A novel consideration of American history offers a fresh view of a foundational document.
Fletcher (Law/Columbia Univ.) argues that the Constitution cleaves into two ill-fitting parts, rather like the Old and New Testaments. The dividing point between them is the Civil War, which called forth a new constitutional order that was devoted less to “voluntary association, individual freedom, and republican elitism” (as the Constitution of 1787 was) than to “organic nationhood, equality of all persons, and popular democracy.” If the source of authority of the first Constitution was “We the people,” then the source for the second was “the nation as defined by history.” This so-called Secret Constitution, whose preamble is the Gettysburg Address, ushered in the program of reconstruction and federation-building that would yield the modern US; in doing so, it inaugurated the era of Big Government, an entity that actively worked to assure equality under the law and in actual practice. This recasting of the government’s role was never made explicit, the author suggests, largely because many state and even federal courts actively opposed the transformation.
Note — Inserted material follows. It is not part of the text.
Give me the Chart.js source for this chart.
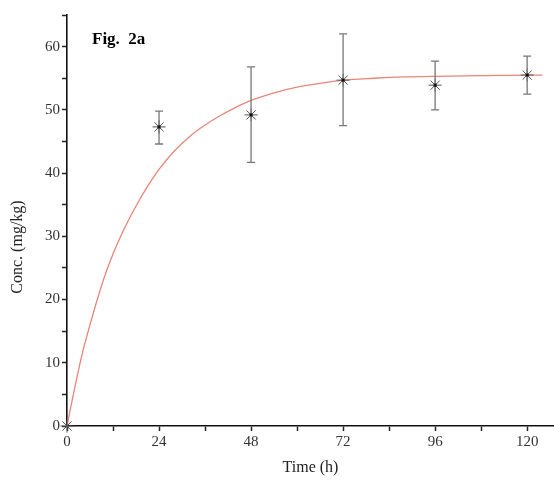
<!DOCTYPE html>
<html>
<head>
<meta charset="utf-8">
<script src="https://cdn.jsdelivr.net/npm/chart.js@4.4.0/dist/chart.umd.min.js"></script>
<style>
  body { margin: 0; background: #fff; }
  #wrap { width: 554px; height: 486px; }
</style>
</head>
<body>
<div id="wrap"><canvas id="concChart" width="554" height="486"></canvas></div>
<script>
// measured points (mean and error bar ends)
const times = [0, 24, 48, 72, 96, 120];
const conc = [0, 47.3, 49.2, 54.7, 53.9, 55.5];
const errLow = [0, 44.6, 41.7, 47.5, 50.0, 52.5];
const errHigh = [0, 49.8, 56.8, 62.0, 57.7, 58.5];

// fitted curve
const fitTimes = [0, 2, 4, 6, 8, 10, 12, 14, 16, 18, 21, 24, 28, 32, 36, 40, 44, 48, 54, 60, 66, 72, 80, 88, 96, 108, 120, 124];
const fitConc = [0, 6.0, 11.5, 16.0, 20.2, 24.0, 27.2, 30.0, 32.5, 34.8, 37.9, 40.6, 43.5, 45.8, 47.6, 49.1, 50.4, 51.5, 52.7, 53.6, 54.2, 54.7, 55.0, 55.2, 55.3, 55.4, 55.5, 55.5];

// labelled ticks and all tick marks (minor ones in between)
const xTicks = [0, 24, 48, 72, 96, 120];
const xTickMarks = [0, 12, 24, 36, 48, 60, 72, 84, 96, 108, 120];
const yTicks = [0, 10, 20, 30, 40, 50, 60];
const yTickMarks = [0, 5, 10, 15, 20, 25, 30, 35, 40, 45, 50, 55, 60, 65];

const serif = '"Liberation Serif", "Times New Roman", serif';

// error bars, y title and figure label
const extras = {
    id: 'extras',
    afterDatasetsDraw(chart) {
        const ctx = chart.ctx;
        const xs = chart.scales.x, ys = chart.scales.y;
        ctx.save();
        ctx.strokeStyle = '#777';
        ctx.lineWidth = 1.3;
        times.forEach((t, i) => {
            if (errHigh[i] === errLow[i]) return;
            const px = xs.getPixelForValue(t);
            const top = ys.getPixelForValue(errHigh[i]);
            const bot = ys.getPixelForValue(errLow[i]);
            ctx.beginPath();
            ctx.moveTo(px, top); ctx.lineTo(px, bot);
            ctx.moveTo(px - 4, top); ctx.lineTo(px + 4, top);
            ctx.moveTo(px - 4, bot); ctx.lineTo(px + 4, bot);
            ctx.stroke();
        });
        // small dark centre on each marker
        ctx.fillStyle = '#111';
        times.forEach((t, i) => {
            if (i === 0) return;
            ctx.fillRect(xs.getPixelForValue(t) - 1.5, ys.getPixelForValue(conc[i]) - 1.5, 3, 3);
        });
        ctx.fillStyle = '#000';
        ctx.font = 'bold 17px ' + serif;
        ctx.textBaseline = 'alphabetic';
        ctx.fillText('Fig.  2a', 92, 44);

        // y axis title, placed like the original (a little below axis centre)
        ctx.fillStyle = '#222';
        ctx.font = '16px ' + serif;
        ctx.textAlign = 'center';
        ctx.textBaseline = 'middle';
        ctx.translate(18, 247);
        ctx.rotate(-Math.PI / 2);
        ctx.fillText('Conc. (mg/kg)', 0, 0);
        ctx.restore();
    }
};

const ctx = document.getElementById('concChart').getContext('2d');
new Chart(ctx, {
    type: 'scatter',
    data: {
        datasets: [{
            label: 'Fit',
            data: fitTimes.map((t, i) => ({ x: t, y: fitConc[i] })),
            showLine: true,
            borderColor: '#e8867a',
            borderWidth: 1.3,
            pointRadius: 0,
            cubicInterpolationMode: 'monotone',
            order: 2
        }, {
            label: 'Measured',
            data: times.map((t, i) => ({ x: t, y: conc[i] })),
            showLine: false,
            pointStyle: 'star',
            pointRadius: 6.5,
            borderColor: '#555',
            borderWidth: 1,
            backgroundColor: '#555',
            clip: false,
            order: 1
        }]
    },
    options: {
        responsive: false,
        animation: false,
        layout: { autoPadding: false, padding: { top: 15, right: 0, left: 0, bottom: 0 } },
        plugins: {
            legend: { display: false },
            tooltip: { enabled: false }
        },
        scales: {
            x: {
                type: 'linear',
                min: 0,
                max: 127,
                afterFit: s => { s.height = 60; s.paddingRight = 0; s.paddingLeft = 0; },
                afterBuildTicks: s => { s.ticks = xTickMarks.map(v => ({ value: v })); },
                ticks: {
                    autoSkip: false,
                    maxRotation: 0,
                    padding: 2,
                    color: '#333',
                    font: { family: serif, size: 15 },
                    callback: v => xTicks.includes(v) ? String(v) : ''
                },
                grid: { drawOnChartArea: false, tickLength: 5, color: '#222', tickWidth: 1.5 },
                border: { color: '#111', width: 1.6 },
                title: {
                    display: true,
                    text: 'Time (h)',
                    color: '#222',
                    font: { family: serif, size: 16 },
                    padding: { top: 4, bottom: 9 }
                }
            },
            y: {
                min: 0,
                max: 65,
                afterFit: s => { s.width = 67; s.paddingTop = 0; s.paddingBottom = 0; },
                afterBuildTicks: s => { s.ticks = yTickMarks.map(v => ({ value: v })); },
                ticks: {
                    autoSkip: false,
                    padding: 2,
                    color: '#333',
                    font: { family: serif, size: 15 },
                    callback: v => yTicks.includes(v) ? String(v) : ''
                },
                grid: { drawOnChartArea: false, tickLength: 5, color: '#222', tickWidth: 1.5 },
                border: { color: '#111', width: 1.6 }
            }
        }
    },
    plugins: [extras]
});
</script>
</body>
</html>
But even with that opposition, the old order of sovereignty gave way to a new one, in which the states were “enmeshed in the [federal] law and subordinate to it.” This tension between state and federal claims of supremacy endures, Fletcher notes, and nowhere more plainly than in what he considers to be the outmoded and antidemocratic institution of the Electoral College—which he savages in a brilliant closing chapter devoted to the 2000 presidential election.
Proponents of an activist central government will find intellectual comfort in these pages—but they will give anti-federalists fits.